To recreate the lower portion of the tower on location, Mann approached the designers of the real one in California that had been their inspiration during the writing process and had them construct the first 15 feet in the desert just outside of Los Angeles, in a place near Palmdale called Rocky Buttes, in Shadow Mountain near Victorville.
“They built a section of the tower on the ground there, which was safe, but we made it look rusty and abandoned, and we had the girls climb up that,” recalls Mann. “And then, past a certain point, it becomes a CGI extension.”

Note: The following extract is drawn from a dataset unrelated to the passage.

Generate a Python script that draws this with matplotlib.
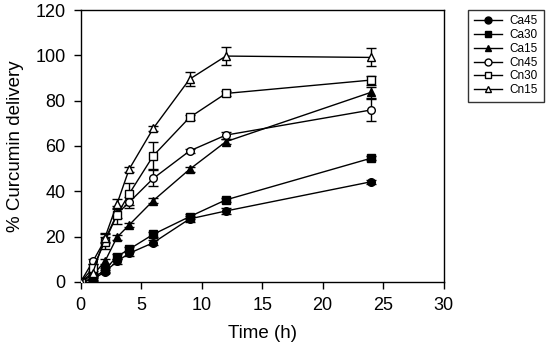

Once the mountaintop location was chosen, production designer Scott Daniel (Wrong Turn) built two different towers of varying height, the tallest being around 60 feet, not including the final section with the light, as well as a five-foot high platform for shooting close-ups. “We were limited by engineering how high you could make it, what we could get up there safely and construct to make it safe,” explains Mann of the main tower. “Also, there was a limit on the height of the Technocrane which only goes 70 or 80 feet up. If we made it too high, we wouldn’t get the look down and the
swing round, so we reduced its height.”
Partnering with Mann on making Fall as cinematic an experience as possible was Spanish-born cinematographer MacGregor (Vivarium). “He was amazing. He’s a director as well, is super talented and, like me, is into his technology,” says Mann. “His rule to me was production value in a movie is dictated by location. If you get the location right and you’re filming it for real, and you get the sun in the right place and everything else, you don’t need anything else. You just film the desert at the right time of day, and it looks incredible. This film has a low budget for what it is. And it looks bigger than that because of that rule — filming real stuff.”
From the beginning, Mann envisioned FALL as a movie, a film made for the big screen. “I wanted to do something that had genuinely theatrical potential,” he reflects. The idea with this was to really go for it.”
“This is a unique experience that you have to see in theatres,” says producer James Harris (47 Meters Down). “It’s like a ride. Vertigo is one of our biggest fears, and this film maximises it.”